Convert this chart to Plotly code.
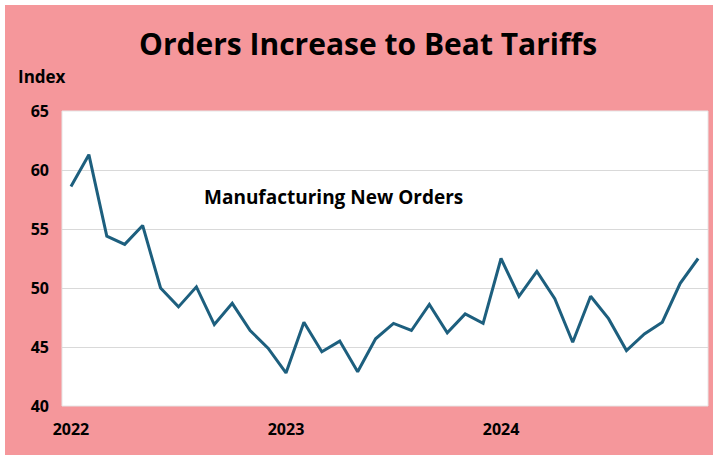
import plotly.graph_objects as go

# ---- data ----
years = [2022, 2023, 2024]
month_names = ["Jan", "Feb", "Mar", "Apr", "May", "Jun",
               "Jul", "Aug", "Sep", "Oct", "Nov", "Dec"]
months = [f"{m} {y}" for y in years for m in month_names]
new_orders = [58.6, 61.3, 54.4, 53.7, 55.3, 50.0, 48.4, 50.1, 46.9, 48.7, 46.4, 44.9,
              42.8, 47.1, 44.6, 45.5, 42.9, 45.7, 47.0, 46.4, 48.6, 46.2, 47.8, 47.0,
              52.5, 49.3, 51.4, 49.1, 45.4, 49.3, 47.4, 44.7, 46.1, 47.1, 50.4, 52.5]
year_ticks = [f"Jan {y}" for y in years]
year_labels = [str(y) for y in years]
y_ticks = [40, 45, 50, 55, 60, 65]

# ---- layout geometry (pixels) ----
W, H = 718, 460
L, R, T, B = 62, 10, 111, 54
pw, ph = W - L - R, H - T - B


def px_x(p):
    return (p - L) / pw


def px_y(p):
    return (H - B - p) / ph


PINK = "#F5979B"
LINE = "#1D5F7E"
FONT = "Open Sans"

fig = go.Figure()
fig.add_trace(go.Scatter(
    x=months, y=new_orders, mode="lines",
    line=dict(color=LINE, width=3), hoverinfo="x+y", showlegend=False,
))

fig.update_layout(
    width=W, height=H,
    margin=dict(l=L, r=R, t=T, b=B),
    paper_bgcolor="white",
    plot_bgcolor="white",
    font=dict(family=FONT, color="black"),
    shapes=[
        dict(type="rect", xref="paper", yref="paper", layer="below",
             x0=px_x(5), x1=px_x(713), y0=px_y(455), y1=px_y(5),
             fillcolor=PINK, line=dict(width=0)),
        dict(type="rect", xref="paper", yref="paper", layer="below",
             x0=0, x1=1, y0=0, y1=1,
             fillcolor="white", line=dict(color="#e6e6e6", width=1)),
    ],
    annotations=[
        dict(text="<b>Orders Increase to Beat Tariffs</b>", xref="paper", yref="paper",
             x=px_x(368), y=px_y(43), xanchor="center", yanchor="middle",
             showarrow=False, font=dict(family=FONT, size=30, color="black")),
        dict(text="<b>Index</b>", xref="paper", yref="paper",
             x=px_x(16), y=px_y(76), xanchor="left", yanchor="middle",
             showarrow=False, font=dict(family=FONT, size=17, color="black")),
        dict(text="<b>Manufacturing New Orders</b>", xref="paper", yref="paper",
             x=px_x(333), y=px_y(197), xanchor="center", yanchor="middle",
             showarrow=False, font=dict(family=FONT, size=19, color="black")),
    ],
)

fig.update_xaxes(
    type="category", categoryorder="array", categoryarray=months,
    range=[-0.5, 35.55],
    tickvals=year_ticks, ticktext=year_labels,
    tickfont=dict(family=FONT, size=16, color="black", weight="bold"),
    showgrid=False, zeroline=False, showline=False, ticks="",
    ticklabelstandoff=12,
)
fig.update_yaxes(
    range=[40, 65], tickvals=y_ticks,
    tickfont=dict(family=FONT, size=16, color="black", weight="bold"),
    showgrid=True, gridcolor="#d9d9d9", gridwidth=1,
    zeroline=False, showline=False, ticks="",
    ticklabelstandoff=12,
)

fig.write_html("out.html", config={"displayModeBar": False},
               post_script="document.body.style.margin='0';")
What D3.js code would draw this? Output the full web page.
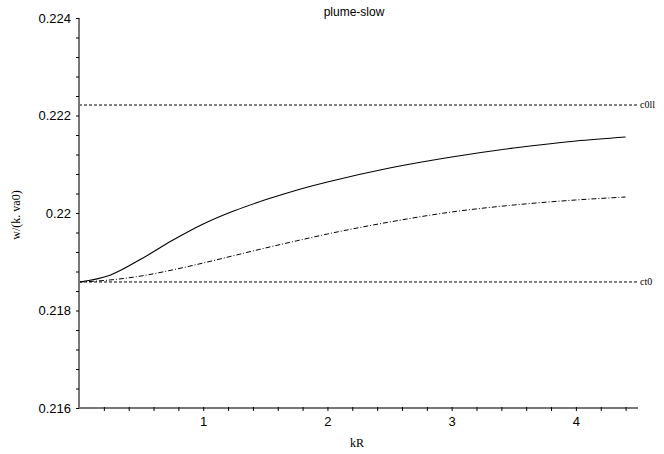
<!DOCTYPE html>
<html>
<head>
<meta charset="utf-8">
<script src="https://cdn.jsdelivr.net/npm/d3@7"></script>
<style>
  html, body { margin: 0; padding: 0; background: #fff; }
  svg { display: block; }
</style>
</head>
<body>
<svg id="chart" width="664" height="454"></svg>
<script>
// Phase speed w/(k va0) versus kR for the slow plume mode
const kR = [0, 0.25, 0.5, 0.75, 1.0, 1.25, 1.5, 1.75, 2.0, 2.5, 3.0, 3.5, 4.0, 4.4];
const solidW = [0.218585, 0.218725, 0.219055, 0.219435, 0.219774, 0.220045, 0.220270,
                0.220468, 0.220636, 0.220923, 0.221149, 0.221333, 0.221477, 0.221559];
const dashedW = [0.218585, 0.218626, 0.218708, 0.218831, 0.218974, 0.219128, 0.219282,
                 0.219428, 0.219569, 0.219815, 0.220021, 0.220164, 0.220267, 0.220328];
const c0ll = 0.222215;
const ct0 = 0.218585;
const xTicks = [1, 2, 3, 4];
const yTicks = [0.216, 0.218, 0.22, 0.222, 0.224];
const yTickLabels = ["0.216", "0.218", "0.22", "0.222", "0.224"];

const svg = d3.select("#chart");
const x = d3.scaleLinear().domain([0, 4.5]).range([79, 638]);
const y = d3.scaleLinear().domain([0.216, 0.224]).range([408, 18]);

// reference levels
const refs = [{v: c0ll, name: "c0ll"}, {v: ct0, name: "ct0"}];
svg.selectAll("line.ref").data(refs).enter().append("line")
  .attr("x1", x(0)).attr("x2", x(4.5))
  .attr("y1", d => y(d.v)).attr("y2", d => y(d.v))
  .attr("stroke", "#000").attr("stroke-width", 1)
  .attr("stroke-dasharray", "3,2");
svg.selectAll("text.ref").data(refs).enter().append("text")
  .attr("x", x(4.5) + 2).attr("y", d => y(d.v) + 3)
  .attr("font-family", "Liberation Serif, serif").attr("font-size", 10)
  .text(d => d.name);

// curves
const line = d3.line().x(d => x(d[0])).y(d => y(d[1])).curve(d3.curveMonotoneX);
svg.append("path").datum(kR.map((k, i) => [k, solidW[i]]))
  .attr("d", line).attr("fill", "none").attr("stroke", "#000").attr("stroke-width", 1.1);
svg.append("path").datum(kR.map((k, i) => [k, dashedW[i]]))
  .attr("d", line).attr("fill", "none").attr("stroke", "#000").attr("stroke-width", 1)
  .attr("stroke-dasharray", "5,2,1,2");

// axes
const xAxis = d3.axisBottom(x).tickValues(d3.range(0.2, 4.41, 0.2)).tickSize(3)
  .tickFormat(d => xTicks.some(t => Math.abs(t - d) < 1e-6) ? d3.format("d")(Math.round(d)) : "");
const gx = svg.append("g").attr("transform", `translate(0,${y(0.216)})`).call(xAxis);
gx.select(".domain").attr("stroke", "#777").attr("stroke-width", 2).attr("d", `M${x(0)},0H${x(4.5)}`);
gx.selectAll(".tick line").attr("stroke", "#000").attr("y1", -1);
gx.selectAll(".tick text").attr("font-family", "Liberation Sans, Arial, sans-serif")
  .attr("font-size", 13).attr("dy", "0.9em").attr("fill", "#000");

const yMinor = d3.range(0, 21).map(i => 0.216 + i * 0.0004);
const yAxis = d3.axisLeft(y).tickValues(yMinor).tickSize(3)
  .tickFormat(d => {
    const i = yTicks.findIndex(t => Math.abs(t - d) < 1e-9);
    return i >= 0 ? yTickLabels[i] : "";
  });
const gy = svg.append("g").attr("transform", `translate(${x(0)},0)`).call(yAxis);
gy.select(".domain").attr("stroke", "#777").attr("stroke-width", 2).attr("d", `M0,${y(0.216)}V${y(0.224)}`);
gy.selectAll(".tick line").attr("stroke", "#000");
gy.selectAll(".tick text").attr("font-family", "Liberation Sans, Arial, sans-serif")
  .attr("font-size", 13).attr("x", -8).attr("fill", "#000");

// titles
svg.append("text").attr("x", 354).attr("y", 16).attr("text-anchor", "middle")
  .attr("font-family", "Liberation Sans, Arial, sans-serif").attr("font-size", 12)
  .text("plume-slow");
svg.append("text").attr("x", 357).attr("y", 447).attr("text-anchor", "middle")
  .attr("font-family", "Liberation Serif, serif").attr("font-size", 12)
  .text("kR");
svg.append("text").attr("transform", "translate(20,215) rotate(-90)").attr("text-anchor", "middle")
  .attr("font-family", "Liberation Serif, serif").attr("font-size", 12)
  .text("w/(k. va0)");
</script>
</body>
</html>
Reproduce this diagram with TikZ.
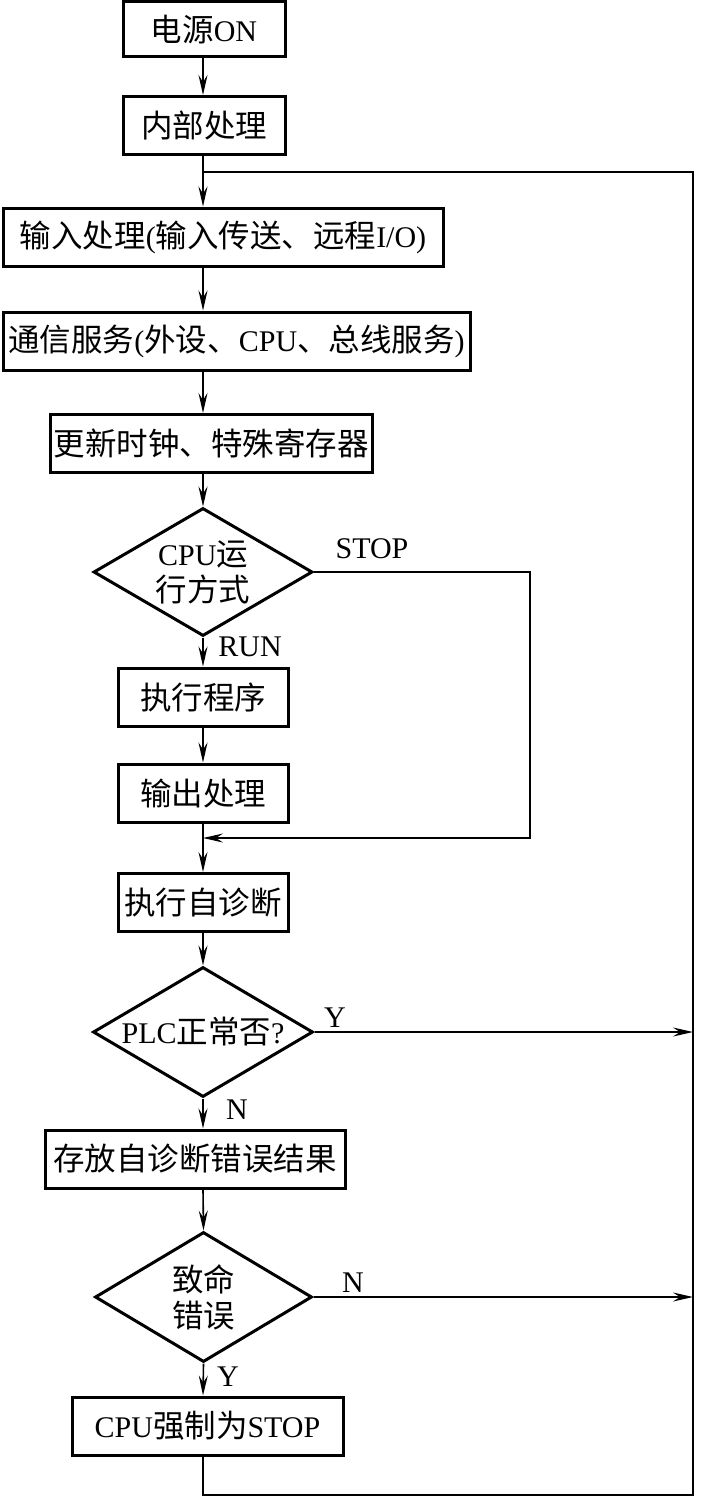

■ ■ ■ ■ ■ ■ ■

What is asked:
Go through the listing above and locate each line that holds the word "code". Copy those lines.

Reply to the task:
Convert this chart to Plotly code.
What D3.js code would draw this? Output the full web page.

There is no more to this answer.